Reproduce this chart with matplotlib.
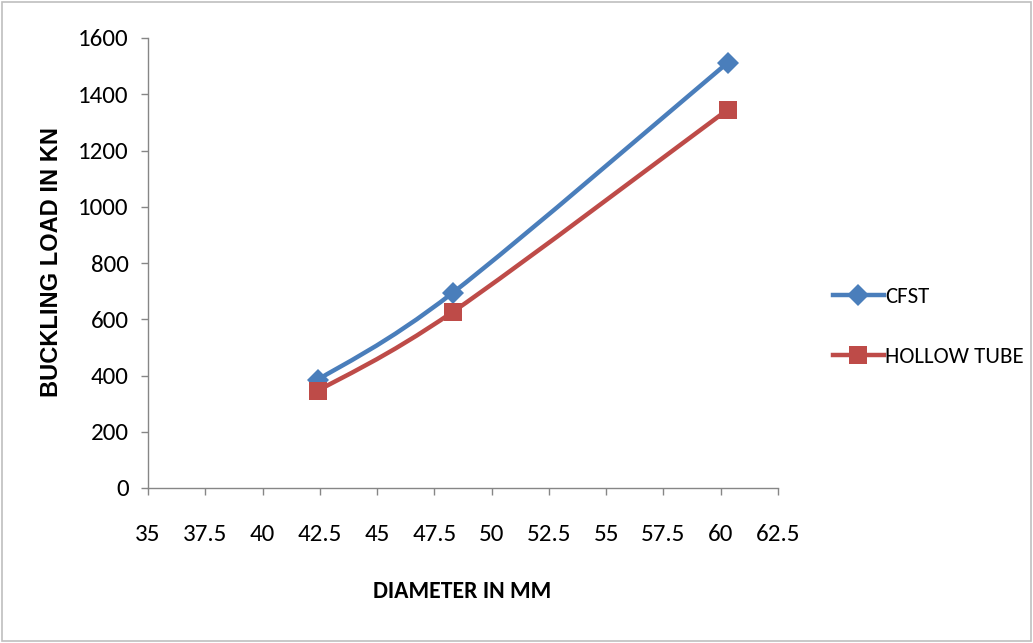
import matplotlib.pyplot as plt
import numpy as np
from matplotlib.path import Path
from matplotlib.patches import PathPatch, Rectangle

# pipe outer diameter (mm) and buckling load (kN)
diameter = [42.4, 48.3, 60.3]
cfst_load = [384, 694, 1512]
hollow_load = [345, 626, 1345]

x_ticks = [35, 37.5, 40, 42.5, 45, 47.5, 50, 52.5, 55, 57.5, 60, 62.5]
y_ticks = [0, 200, 400, 600, 800, 1000, 1200, 1400, 1600]

BLUE = "#4A7EBB"
RED = "#BE4B48"
FONT = ["Carlito", "DejaVu Sans"]
ARIAL = ["Liberation Sans", "DejaVu Sans"]


def smooth_path(xs, ys, tension=1 / 6):
    # cubic bezier through the points (catmull-rom style control points)
    pts = np.column_stack([xs, ys]).astype(float)
    verts = [pts[0]]
    codes = [Path.MOVETO]
    n = len(pts)
    for i in range(n - 1):
        p0 = pts[max(i - 1, 0)]
        p1 = pts[i]
        p2 = pts[i + 1]
        p3 = pts[min(i + 2, n - 1)]
        c1 = p1 + (p2 - p0) * tension
        c2 = p2 - (p3 - p1) * tension
        verts += [c1, c2, p2]
        codes += [Path.CURVE4] * 3
    return Path(verts, codes)


fig = plt.figure(figsize=(10.33, 6.43), dpi=100)
fig.patches.append(Rectangle((0.002, 0.003), 0.996, 0.994, transform=fig.transFigure,
                             fill=False, edgecolor="#BFBFBF", linewidth=1.2))
ax = fig.add_axes([148 / 1033, 1 - 488 / 643, 630 / 1033, 450 / 643])

for ys, color, marker, ms, label in [
    (cfst_load, BLUE, "D", 11, "CFST"),
    (hollow_load, RED, "s", 13, "HOLLOW TUBE"),
]:
    ax.add_patch(PathPatch(smooth_path(diameter, ys), fill=False, edgecolor=color,
                           linewidth=3.2, capstyle="round", joinstyle="round"))
    ax.plot(diameter, ys, linestyle="none", marker=marker, markersize=ms,
            color=color, markeredgewidth=0)
    # legend handle
    ax.plot([], [], color=color, linewidth=3.2, marker=marker, markersize=ms,
            markeredgewidth=0, label=label)

ax.set_xlim(35, 62.5)
ax.set_ylim(0, 1600)
ax.set_xticks(x_ticks)
ax.set_xticklabels([f"{v:g}" for v in x_ticks])
ax.set_yticks(y_ticks)

for side in ["top", "right"]:
    ax.spines[side].set_visible(False)
for side in ["left", "bottom"]:
    ax.spines[side].set_color("#868686")
    ax.spines[side].set_linewidth(1.0)

ax.tick_params(axis="both", direction="out", color="#868686", width=1.0, length=5,
               labelsize=18)
ax.tick_params(axis="x", pad=21)
ax.tick_params(axis="y", pad=9)
for lbl in ax.get_xticklabels() + ax.get_yticklabels():
    lbl.set_family(FONT)

ax.set_xlabel("DIAMETER IN MM", fontsize=17, fontweight="bold", family=FONT)
ax.xaxis.set_label_coords((462 - 148) / 630, (488 - 592) / 450)
ax.xaxis.label.set_verticalalignment("center")

ax.set_ylabel("BUCKLING LOAD IN KN", fontsize=17, fontweight="bold", family=ARIAL)
ax.yaxis.set_label_coords((52 - 148) / 630, (488 - 262) / 450)
ax.yaxis.label.set_verticalalignment("center")
ax.yaxis.label.set_horizontalalignment("center")

leg = ax.legend(loc="center left", bbox_to_anchor=(1.055, 0.357), frameon=False,
                prop={"family": FONT, "size": 16.5}, handlelength=2.2, handletextpad=0.05,
                labelspacing=1.75)

fig.savefig("out.png", dpi=100)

» Problem description:
Output all of the data exactly as it stands, minus any images.

» Expected output:
Reproduce this chart with matplotlib.
import matplotlib.pyplot as plt
import numpy as np
from matplotlib.path import Path
from matplotlib.patches import PathPatch, Rectangle

# pipe outer diameter (mm) and buckling load (kN)
diameter = [42.4, 48.3, 60.3]
cfst_load = [384, 694, 1512]
hollow_load = [345, 626, 1345]

x_ticks = [35, 37.5, 40, 42.5, 45, 47.5, 50, 52.5, 55, 57.5, 60, 62.5]
y_ticks = [0, 200, 400, 600, 800, 1000, 1200, 1400, 1600]

BLUE = "#4A7EBB"
RED = "#BE4B48"
FONT = ["Carlito", "DejaVu Sans"]
ARIAL = ["Liberation Sans", "DejaVu Sans"]


def smooth_path(xs, ys, tension=1 / 6):
    # cubic bezier through the points (catmull-rom style control points)
    pts = np.column_stack([xs, ys]).astype(float)
    verts = [pts[0]]
    codes = [Path.MOVETO]
    n = len(pts)
    for i in range(n - 1):
        p0 = pts[max(i - 1, 0)]
        p1 = pts[i]
        p2 = pts[i + 1]
        p3 = pts[min(i + 2, n - 1)]
        c1 = p1 + (p2 - p0) * tension
        c2 = p2 - (p3 - p1) * tension
        verts += [c1, c2, p2]
        codes += [Path.CURVE4] * 3
    return Path(verts, codes)


fig = plt.figure(figsize=(10.33, 6.43), dpi=100)
fig.patches.append(Rectangle((0.002, 0.003), 0.996, 0.994, transform=fig.transFigure,
                             fill=False, edgecolor="#BFBFBF", linewidth=1.2))
ax = fig.add_axes([148 / 1033, 1 - 488 / 643, 630 / 1033, 450 / 643])

for ys, color, marker, ms, label in [
    (cfst_load, BLUE, "D", 11, "CFST"),
    (hollow_load, RED, "s", 13, "HOLLOW TUBE"),
]:
    ax.add_patch(PathPatch(smooth_path(diameter, ys), fill=False, edgecolor=color,
                           linewidth=3.2, capstyle="round", joinstyle="round"))
    ax.plot(diameter, ys, linestyle="none", marker=marker, markersize=ms,
            color=color, markeredgewidth=0)
    # legend handle
    ax.plot([], [], color=color, linewidth=3.2, marker=marker, markersize=ms,
            markeredgewidth=0, label=label)

ax.set_xlim(35, 62.5)
ax.set_ylim(0, 1600)
ax.set_xticks(x_ticks)
ax.set_xticklabels([f"{v:g}" for v in x_ticks])
ax.set_yticks(y_ticks)

for side in ["top", "right"]:
    ax.spines[side].set_visible(False)
for side in ["left", "bottom"]:
    ax.spines[side].set_color("#868686")
    ax.spines[side].set_linewidth(1.0)

ax.tick_params(axis="both", direction="out", color="#868686", width=1.0, length=5,
               labelsize=18)
ax.tick_params(axis="x", pad=21)
ax.tick_params(axis="y", pad=9)
for lbl in ax.get_xticklabels() + ax.get_yticklabels():
    lbl.set_family(FONT)

ax.set_xlabel("DIAMETER IN MM", fontsize=17, fontweight="bold", family=FONT)
ax.xaxis.set_label_coords((462 - 148) / 630, (488 - 592) / 450)
ax.xaxis.label.set_verticalalignment("center")

ax.set_ylabel("BUCKLING LOAD IN KN", fontsize=17, fontweight="bold", family=ARIAL)
ax.yaxis.set_label_coords((52 - 148) / 630, (488 - 262) / 450)
ax.yaxis.label.set_verticalalignment("center")
ax.yaxis.label.set_horizontalalignment("center")

leg = ax.legend(loc="center left", bbox_to_anchor=(1.055, 0.357), frameon=False,
                prop={"family": FONT, "size": 16.5}, handlelength=2.2, handletextpad=0.05,
                labelspacing=1.75)

fig.savefig("out.png", dpi=100)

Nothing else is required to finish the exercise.